Pictures stay out of the copy. Please reproduce only the lines between the one holding "Give me the Chart.js source for this chart." and the one holding "Serif', 'Times New", inclusive.

(Dataset records)
════════════════

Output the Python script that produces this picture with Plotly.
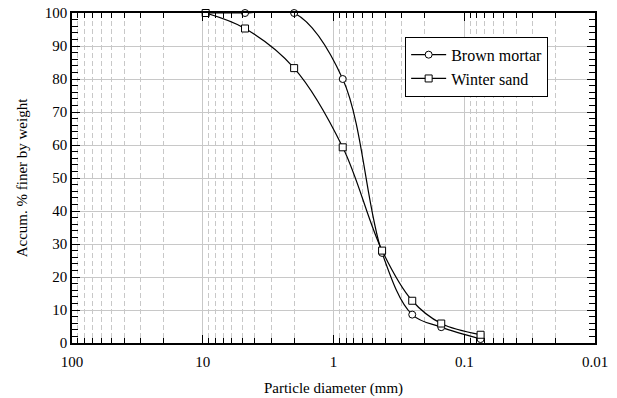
import plotly.graph_objects as go

# Data
sizes_mortar = [9.5, 4.75, 2.0, 0.85, 0.425, 0.25, 0.15, 0.075]
finer_mortar = [100, 100, 100, 80, 27.3, 8.6, 4.8, 1.2]
sizes_sand = [9.5, 4.75, 2.0, 0.85, 0.425, 0.25, 0.15, 0.075]
finer_sand = [100, 95.3, 83.3, 59.3, 28.0, 12.8, 5.9, 2.5]
x_tick_vals = [100, 10, 1, 0.1, 0.01]
x_tick_text = ["100", "10", "1", "0.1", "0.01"]

minor_vals = [m * 10 ** e for e in range(-2, 2) for m in range(2, 10)]

FONT = "Times New Roman, Liberation Serif, DejaVu Serif, serif"

fig = go.Figure()
fig.add_trace(go.Scatter(
    x=sizes_mortar, y=finer_mortar, name="Brown mortar",
    mode="lines+markers", line=dict(color="black", width=1.2, shape="spline", smoothing=1.0),
    marker=dict(symbol="circle", size=7, color="white", line=dict(color="black", width=1)),
    cliponaxis=False,
))
fig.add_trace(go.Scatter(
    x=sizes_sand, y=finer_sand, name="Winter sand",
    mode="lines+markers", line=dict(color="black", width=1.2, shape="spline", smoothing=1.0),
    marker=dict(symbol="square", size=7, color="white", line=dict(color="black", width=1)),
    cliponaxis=False,
))

fig.update_layout(
    width=617, height=398,
    margin=dict(l=72, r=22, t=13, b=55),
    paper_bgcolor="white", plot_bgcolor="white",
    font=dict(family=FONT, size=14, color="black"),
    showlegend=True,
    legend=dict(x=0.637, y=0.928, xanchor="left", yanchor="top",
                bordercolor="black", borderwidth=1, bgcolor="white",
                font=dict(family=FONT, size=16), tracegroupgap=0,
                itemwidth=35),
    xaxis=dict(
        type="log", range=[2, -2], automargin=False,
        tickmode="array", tickvals=x_tick_vals, ticktext=x_tick_text,
        ticks="inside", ticklen=8, tickwidth=1, tickcolor="black",
        ticklabelstandoff=4,
        showgrid=True, gridcolor="#c8c8c8", gridwidth=1,
        showline=True, linecolor="black", linewidth=1.5, mirror="ticks",
        zeroline=False,
        minor=dict(tickmode="array", tickvals=minor_vals, ticks="inside", ticklen=5,
                   tickcolor="black", showgrid=True, gridcolor="#c8c8c8",
                   griddash="5px,3px", gridwidth=1),
        title=dict(text="Particle diameter (mm)", font=dict(family=FONT, size=15), standoff=14),
        tickfont=dict(family=FONT, size=15),
    ),
    yaxis=dict(
        range=[0, 100], dtick=10, tick0=0, automargin=False,
        ticks="inside", ticklen=8, tickwidth=1, tickcolor="black",
        showgrid=True, gridcolor="#c8c8c8", gridwidth=1,
        showline=True, linecolor="black", linewidth=1.5, mirror="ticks",
        zeroline=False,
        minor=dict(dtick=2, ticks="inside", ticklen=6, tickcolor="black", showgrid=False),
        title=dict(text="Accum. % finer by weight", font=dict(family=FONT, size=15), standoff=14),
        tickfont=dict(family=FONT, size=15),
    ),
)

fig.write_html("out.html", config={"displayModeBar": False},
               post_script="document.body.style.margin='0';")
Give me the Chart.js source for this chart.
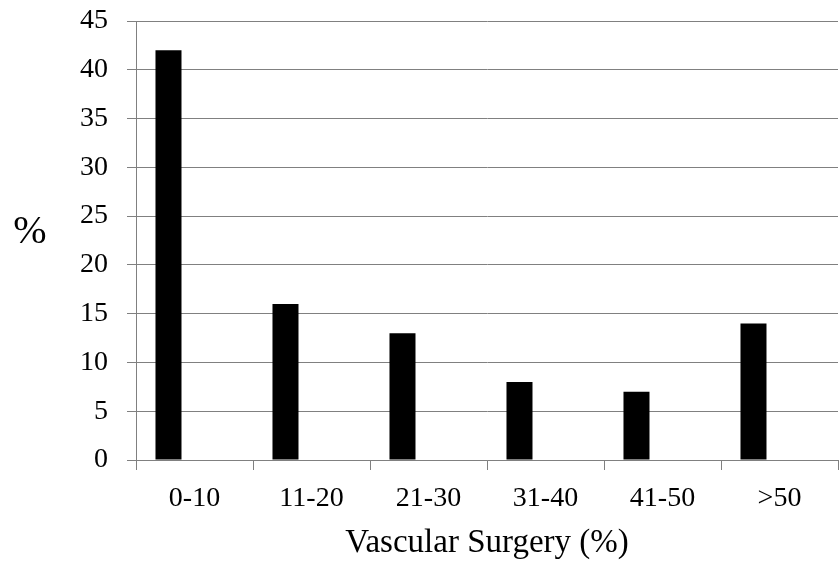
<!DOCTYPE html>
<html>
<head>
<meta charset="utf-8">
<script src="https://cdn.jsdelivr.net/npm/chart.js@4/dist/chart.umd.min.js"></script>
<style>
  html,body{margin:0;padding:0;background:#fff;}
  #wrap{width:839px;height:567px;position:relative;}
</style>
</head>
<body>
<div id="wrap"><canvas id="c"></canvas></div>
<script>
// data
const categories = ['0-10','11-20','21-30','31-40','41-50','>50'];
const pctValues = [42, 16, 13, 8, 7, 14];
const emptySeries = [null, null, null, null, null, null];
const yTicks = [0,5,10,15,20,25,30,35,40,45];

const SERIF = "'Liberation Serif', 'Times New Roman', serif";

// "%" label sits horizontal left of the axis, chart.js would rotate it
const yLabelPlugin = {
  id: 'yLabel',
  afterDraw(chart) {
    const ctx = chart.ctx;
    ctx.save();
    ctx.font = '40px ' + SERIF;
    ctx.fillStyle = '#000';
    ctx.textAlign = 'center';
    ctx.textBaseline = 'middle';
    ctx.fillText('%', 30, 232);
    ctx.restore();
  }
};

new Chart(document.getElementById('c'), {
  type: 'bar',
  data: {
    labels: categories,
    datasets: [
      { data: pctValues, backgroundColor: '#000', borderWidth: 0 },
      { data: emptySeries, backgroundColor: '#000' },
      { data: emptySeries, backgroundColor: '#000' }
    ]
  },
  options: {
    responsive: true,
    maintainAspectRatio: false,
    animation: false,
    barPercentage: 1,
    categoryPercentage: 0.667,
    layout: { padding: { top: 21, right: 1, bottom: 0, left: 0 } },
    plugins: { legend: { display: false }, tooltip: { enabled: false } },
    scales: {
      x: {
        grid: { drawOnChartArea: false, drawTicks: true, tickLength: 10, color: '#808080', offset: true },
        border: { color: '#808080' },
        ticks: { color: '#000', font: { family: SERIF, size: 28 }, padding: 12, maxRotation: 0 },
        title: { display: true, text: 'Vascular Surgery (%)', color: '#000', font: { family: SERIF, size: 33 }, padding: { top: 4, bottom: 4 } },
        afterFit(s) { s.height = 107; }
      },
      y: {
        min: 0, max: 45,
        afterBuildTicks(s) { s.ticks = yTicks.map(v => ({ value: v })); },
        grid: { color: '#808080', tickLength: 9 },
        border: { color: '#808080' },
        ticks: { color: '#000', font: { family: SERIF, size: 28 }, padding: 19 },
        afterFit(s) { s.width = 136; s.paddingTop = 0; s.paddingBottom = 0; }
      }
    }
  },
  plugins: [yLabelPlugin]
});
</script>
</body>
</html>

════════════════

SOLVED EXERCISE:
Give me the Chart.js source for this chart.
<!DOCTYPE html>
<html>
<head>
<meta charset="utf-8">
<script src="https://cdn.jsdelivr.net/npm/chart.js@4/dist/chart.umd.min.js"></script>
<style>
  html,body{margin:0;padding:0;background:#fff;}
  #wrap{width:839px;height:567px;position:relative;}
</style>
</head>
<body>
<div id="wrap"><canvas id="c"></canvas></div>
<script>
// data
const categories = ['0-10','11-20','21-30','31-40','41-50','>50'];
const pctValues = [42, 16, 13, 8, 7, 14];
const emptySeries = [null, null, null, null, null, null];
const yTicks = [0,5,10,15,20,25,30,35,40,45];

const SERIF = "'Liberation Serif', 'Times New Roman', serif";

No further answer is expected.